What took them so long?

The reasons the release of the new Acrobat 3D version lagged behind the other Acrobat 8 versions that came out late last year are threefold, Bhalla says: First, the inaugural Acrobat 3D—version 7—just came out in January 2006, and Adobe wanted to put some space between the two releases.

Secondly, it took time to integrate code from Trade and Technologies France, a software company from which Adobe had licensed CAD-conversion features for version 7 of Acrobat 3D that worked well enough that Adobe went ahead and acquired the whole company last April. Lastly, Adobe sought feedback from many large and small customers, and it took some time to incorporate their requests into Acrobat 3D.

Users who might be expecting special Flash capabilities in Acrobat 3D will have to wait. While Acrobat 3D 8 can integrate animations, there's nothing more in the 3D version than in Acrobat Pro 8. Down the road, those engineers will likely be able to make their illustrations do more tricks in PDF with the aid of Flash.

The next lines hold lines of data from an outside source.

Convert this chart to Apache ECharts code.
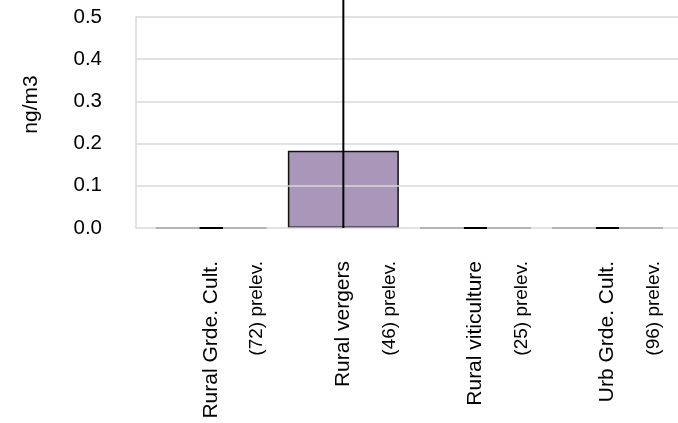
<!DOCTYPE html>
<html>
<head>
<meta charset="utf-8">
<script src="https://cdn.jsdelivr.net/npm/echarts@6/dist/echarts.min.js"></script>
<style>html,body{margin:0;padding:0;background:#fff;}#c{width:678px;height:423px;}</style>
</head>
<body>
<div id="c"></div>
<script>
// ---- data ----
var categories = ['Rural Grde. Cult.', 'Rural vergers', 'Rural viticulture', 'Urb Grde. Cult.'];
var sampleCounts = ['(72) prelev.', '(46) prelev.', '(25) prelev.', '(96) prelev.'];
var values = [0, 0.183, 0, 0];
var errors = [0, 0.40, 0, 0];
var yMin = 0, yMax = 0.5, yStep = 0.1;
var yName = 'ng/m3';

var FONT = "'Liberation Sans', Arial, sans-serif";
var chart = echarts.init(document.getElementById('c'), null, {renderer: 'canvas'});

var errData = values.map(function (v, i) { return [i, v, errors[i]]; });

chart.setOption({
  backgroundColor: '#fff',
  animation: false,
  grid: [
    {left: 136, top: 17, right: -4, bottom: 195, containLabel: false},
    {left: 145.2, top: 17, right: 4.4, bottom: 195, containLabel: false}
  ],
  xAxis: [
    {gridIndex: 0, type: 'category', data: categories, show: false},
    {
      gridIndex: 1, type: 'category', data: categories,
      axisLine: {show: false}, axisTick: {show: false},
      axisLabel: {
        rotate: 90, margin: 33, interval: 0,
        padding: [46, 0, 0, 0],
        formatter: function (val, idx) {
          return '{a|' + val + '}\n{b|' + sampleCounts[idx] + '}';
        },
        rich: {
          a: {fontSize: 21, fontFamily: FONT, color: '#000', lineHeight: 46},
          b: {fontSize: 19, fontFamily: FONT, color: '#000', lineHeight: 46}
        }
      }
    }
  ],
  yAxis: [
    {
      gridIndex: 0, type: 'value', min: yMin, max: yMax, interval: yStep, z: 5,
      name: yName, nameLocation: 'middle', nameRotate: 90, nameGap: 94,
      nameTextStyle: {fontSize: 21, fontFamily: FONT, color: '#000', padding: [0, 0, 0, 36]},
      axisLine: {show: true, lineStyle: {color: '#d9d9d9', width: 1.5}},
      axisTick: {show: false},
      splitLine: {show: true, lineStyle: {color: '#d9d9d9', width: 1.5}},
      axisLabel: {
        margin: 34, fontSize: 20.5, fontFamily: FONT, color: '#000',
        formatter: function (v) { return v.toFixed(1); }
      }
    },
    {
      gridIndex: 1, type: 'value', min: yMin, max: yMax, interval: yStep, show: false,
      splitLine: {show: false}
    }
  ],
  series: [
    {
      type: 'bar', xAxisIndex: 1, yAxisIndex: 1, data: values, barWidth: 111,
      itemStyle: {color: '#a996b8', borderColor: '#111', borderWidth: 1.5},
      z: 2
    },
    {
      type: 'custom', xAxisIndex: 1, yAxisIndex: 1, data: errData, z: 10, clip: false,
      renderItem: function (params, api) {
        var i = api.value(0), v = api.value(1), e = api.value(2);
        var lo = Math.max(yMin, v - e), hi = v + e;
        var pLo = api.coord([i, lo]), pHi = api.coord([i, hi]);
        var half = 11.5;
        var st = {stroke: '#000', lineWidth: 2};
        var kids = [
          {type: 'line', shape: {x1: pLo[0], y1: pLo[1], x2: pHi[0], y2: pHi[1]}, style: st},
          {type: 'line', shape: {x1: pHi[0] - half, y1: pHi[1], x2: pHi[0] + half, y2: pHi[1]}, style: st}
        ];
        if (v - e >= yMin) {
          kids.push({type: 'line', shape: {x1: pLo[0] - half, y1: pLo[1], x2: pLo[0] + half, y2: pLo[1]}, style: st});
        }
        return {type: 'group', children: kids};
      }
    }
  ]
});
</script>
</body>
</html>
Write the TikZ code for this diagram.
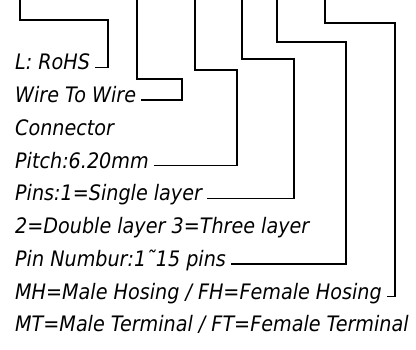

But for now, Adobe is focusing on conversion of CAD data, compression of fat proprietary files into thin PDFs, and the fact that everyone in the world seemingly has Reader installed on their machines and will be able to view designs rendered in native CAD apps but fried to PDF in Acrobat 3D.

"Customers will now be able to include very precise CAD data inside PDFs," says Bhalla, who added that the final release version should come out later this spring, bearing the same $995 price of the previous edition. "By leveraging some compression technologies from TTF, these PDF files will be highly compact, easily transmittable by email."

While it's always possible to wow viewers in a demo with smoke and mirrors, in Adobe's demo of the new app they take a 60MB application file featuring complex renderings of an automotive brake assembly and convincingly smash it down to about 300K in Acrobat 3D.

Practical applications of Acrobat 3D

For engineers, other main takeaways are that:

    Designs can be "locked down" in PDF and harder for plagiarists to reverse-engineer and steal trade secrets—especially when an Acrobat 3D document is rights-managed through Livecycle Policy Server
  • Engineers sending a file out for design feedback among customers, manufacturers, and other stakeholders can initiate commenting cycles just like Acrobat Pro users, activating features in Adobe Reader that allow for the collection and collating of their feedback in a quick, automated fashion
  • Non-engineers who need to see 3D renderings of parts and other designs don't need the original application or a proprietary viewer to view PDFs, they just open in Reader (version 7 or later)
  • For proposals and bidding in the private and government manufacturing sectors, PDF offers an electronic document format that supports text, forms, and complex 3D renderings in one package

For the rest of us, Acrobat 3D users represent a pretty exclusive club: Bhalla doesn't see a lot of consumer uses for 3D PDFs for now, but possibly down the road they could become more common. Technical writers and marketing staff already are paving the way by publishing documents that combine text and 3D renderings, perhaps the forerunners of a cool new genre of instruction and assembly manuals for consumer products.